Cheers -- Pete Tillman
--
What do people mean when they say the computer went down on me?
--Marilyn Pittman/ Kate Nepveu
> In article <3d6d815e....@news.qwest.net>,
> ag...@qwest.net (Alan Gore) wrote:
>
>> Dan Goodman <dsg...@visi.com> wrote:
>>
>> >Murray Leinster, "A Logic Named Joe", 1946.
>>
>> Except that all the information came off centralized servers. In those
>> New Deal days it was assumed that "the Authority would be essentially
>> good."
>>
>
> Except that the Logic named Joe, a PC cum TV cum visiphone cum household
> net, could override the network's security provisions, for its goal of
> providing better Logic service -- which would imply a PC considerably
> smarter than anything we have now...
>
> IIRC, Leinster postulated a 'Logic Service Co.' along the lines of the
> old ATT/Bell setup: a regulated monopoly, with everyone in the country
> (+/-) having Logic Co. service.
>
> Anyway, neat story, one of Leinster's best IMO. As is Forster's
> "The Machine Stops." Did Forster write more SF?
He wrote some fantasy, but that may be his only sf.

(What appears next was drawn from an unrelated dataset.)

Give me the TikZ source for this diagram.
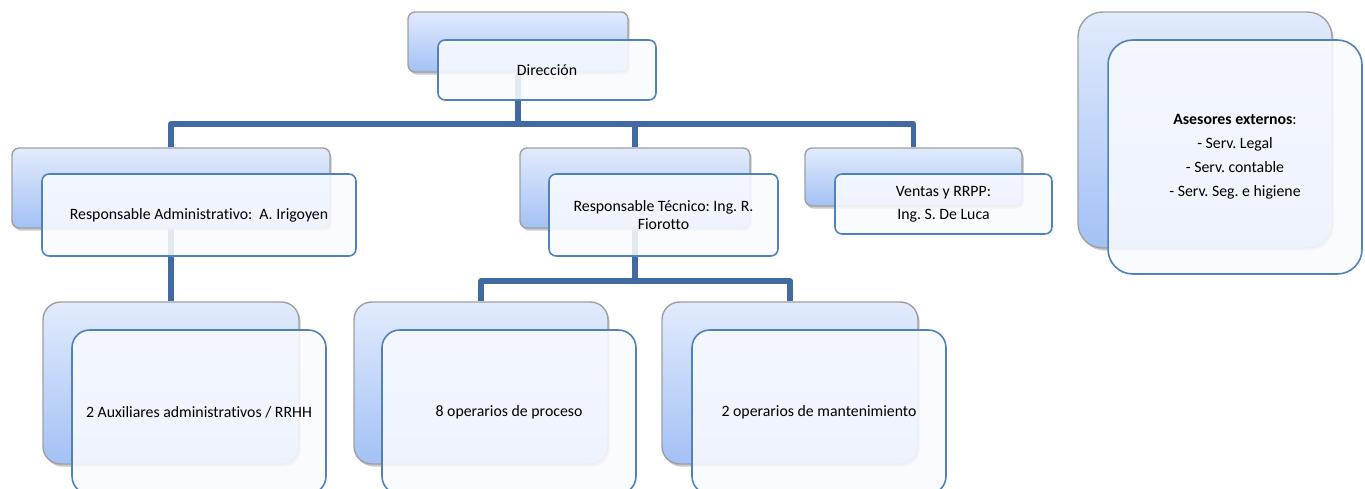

I'd say Multivac was more like a big, big mainframe with lots of dumb terminals
distributed all across the world...
--
__________ ____---____ Marco Antonio Checa Funcke
\_________D /-/---_----' Santiago de Surco, Lima, Peru
_H__/_/ http://machf.tripod.com
'-_____|(
remove the "no_me_j." and "sons.of." parts before replying
> On Sat, 31 Aug 2002 23:02:16 -0000, Chris <chri...@hotmail.com> wrote:
>
> >Isn't most of Asimov's writing about Multivac, particularly when it is tied
> >together and basically running the planet, with people accessing it from
> >terminals all over, kind of an Internet idea?
>
> I'd say Multivac was more like a big, big mainframe with lots of dumb terminals
> distributed all across the world...
What's the difference? Remote timesharing, vs. distributed computing,
isn't that different. Both are interactive and user-driven, which is
the key point.
--
David Dyer-Bennet, dd...@dd-b.net / New TMDA anti-spam in test
John Dyer-Bennet 1915-2002 Memorial Site http://john.dyer-bennet.net
Book log: http://www.dd-b.net/dd-b/Ouroboros/booknotes/
New Dragaera mailing lists, see http://dragaera.info
> On Sat, 31 Aug 2002 23:02:16 -0000, Chris <chri...@hotmail.com>
> wrote:
>
>>Isn't most of Asimov's writing about Multivac, particularly when it is
>>tied together and basically running the planet, with people accessing
>>it from terminals all over, kind of an Internet idea?
>
> I'd say Multivac was more like a big, big mainframe with lots of dumb
> terminals distributed all across the world...
Whereas the internet is one big network with lots of dumb users distributed
around the world :)
Yes, I'd say that's the most accurate description of it I've ever heard!